Frequently Asked Questions (FAQ)
What is a conversation pre-mortem?
A conversation pre-mortem is a preparation exercise where you identify every realistic way a difficult conversation could fail before it begins. You map worst-case scenarios, assess how likely each one is, and plan a specific response. It reduces anticipatory anxiety and builds real confidence before confronting toxic traits.
How do I apply the conversation pre-mortem before confronting toxic traits?
Write down the specific toxic behaviors you need to address. Then list every way the conversation could go wrong, from denial to aggression to tears. For each scenario, write a short script for how you will respond. Rehearse out loud until your responses feel natural and steady.
Why does confronting someone about toxic traits feel so hard?
Because toxic behavior often comes with deflection, counter-attacks, or emotional manipulation that you cannot predict in advance. Without preparation, your own anxiety takes over and you either go too soft or say something you regret. The conversation pre-mortem removes that unpredictability before you walk in.
What should I do if the conversation goes off-script despite my preparation?
Use the three-step recovery process: Acknowledge the misstep, Correct your course with a clear restatement, and Move On without dwelling on what went wrong. The pre-mortem prepares you for derailment, so when it happens, you already know what steady looks like and can return to it quickly.
Can I use the conversation pre-mortem for toxic traits in a remote team?

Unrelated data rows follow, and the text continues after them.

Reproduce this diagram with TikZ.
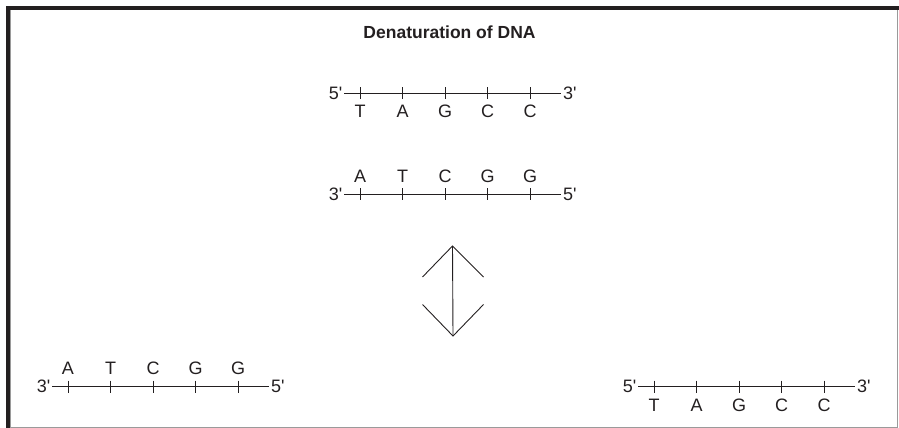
\documentclass[tikz,border=0pt]{standalone}
\usepackage{fontspec}
\setmainfont{Liberation Sans}[Ligatures=TeXOff]
\definecolor{ink}{HTML}{231F20}
\definecolor{rule}{HTML}{9A9A9A}
\tikzset{
  base/.style={font=\fontsize{18}{20}\selectfont, text=ink, inner sep=0pt, anchor=base},
  endlab/.style={font=\fontsize{18}{20}\selectfont, text=ink, inner sep=0pt},
  strandline/.style={draw=ink, line width=1pt},
  tickline/.style={draw=ink, line width=1pt},
  arrowline/.style={draw=ink, line width=0.9pt},
  title/.style={font=\fontsize{17.5}{20}\selectfont\bfseries, text=ink, inner sep=0pt}
}
% #1 name, #2 y of line, #3 x of first tick, #4 left label, #5 right label
\newcommand{\dnastrand}[5]{%
  \node[endlab, anchor=east] (#1L) at (#3-17.5, #2) {#4};
  \node[endlab, anchor=west] (#1R) at (#3+203, #2) {#5};
  \draw[strandline] ([xshift=1.5pt]#1L.east) -- ([xshift=-2pt]#1R.west);
  \foreach \k in {0,...,4} {
    \draw[tickline] (#3+\k*42.5, #2-6) -- (#3+\k*42.5, #2+6);
  }
}
\begin{document}
\begin{tikzpicture}[x=1pt, y=-1pt]
\useasboundingbox (0,0) rectangle (899,428);
% frame
\fill[ink] (6,6) rectangle (899,10);
\fill[ink] (6,6) rectangle (10,428);
\draw[rule, line width=1pt] (10.8,10) -- (10.8,428);
\draw[rule, line width=1pt] (897.5,10) -- (897.5,428);
\draw[rule, line width=1pt] (10,427.3) -- (897.5,427.3);
% title
\node[title] (ttl) at (449.5,32) {Denaturation of DNA};
% top strand (5'->3'), letters below
\dnastrand{s1}{93}{360}{5'}{3'}
\foreach \l [count=\i from 0] in {T,A,G,C,C}
  \node[base] (s1n\i) at (360+\i*42.5, 117) {\l};
% middle complementary strand (3'->5'), letters above
\dnastrand{s2}{194}{360}{3'}{5'}
\foreach \l [count=\i from 0] in {A,T,C,G,G}
  \node[base] (s2n\i) at (360+\i*42.5, 182.5) {\l};
% double-headed arrow
\coordinate (at) at (452.5,246);
\coordinate (ab) at (453,336);
\coordinate (atl) at (422.5,277);
\coordinate (atr) at (483.5,277);
\coordinate (abl) at (422.5,304.5);
\coordinate (abr) at (483.5,304.5);
\draw[arrowline] (atl) -- (at) -- (atr);
\draw[arrowline] (abl) -- (ab) -- (abr);
\draw[arrowline] (at) -- (ab);
% bottom left strand
\dnastrand{s3}{386.5}{68}{3'}{5'}
\foreach \l [count=\i from 0] in {A,T,C,G,G}
  \node[base] (s3n\i) at (68+\i*42.5, 374) {\l};
% bottom right strand
\dnastrand{s4}{386.5}{654}{5'}{3'}
\foreach \l [count=\i from 0] in {T,A,G,C,C}
  \node[base] (s4n\i) at (654+\i*42.5, 411.5) {\l};
\end{tikzpicture}
\end{document}
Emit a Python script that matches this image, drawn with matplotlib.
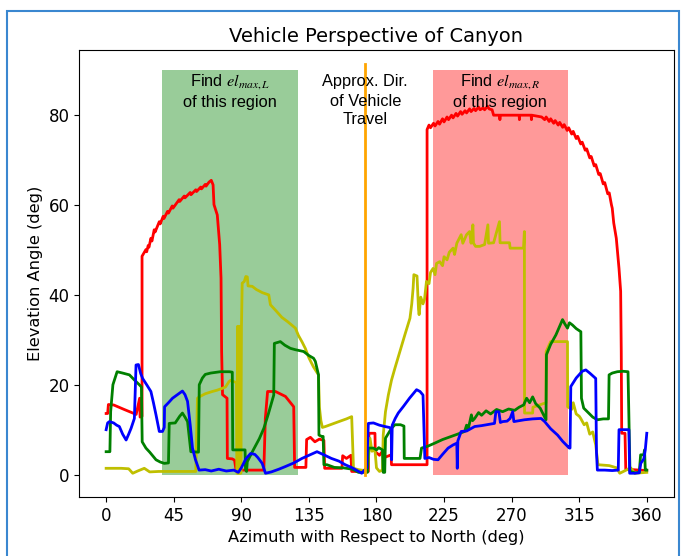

Yes. The core steps are identical, but you need to add preparation for the specific challenges of a video or phone call: technical disruptions, the absence of full body language, and the temptation to end the call early when discomfort rises. Script a clear opening and closing for the call itself.
How specific do my examples need to be when confronting toxic traits?
As specific as possible. Vague complaints give toxic people room to deny or minimize. Instead of saying someone has a negative attitude, name the behavior: on Tuesday in the team meeting, you interrupted three colleagues and dismissed each idea before it was finished. Specificity removes the room for deflection.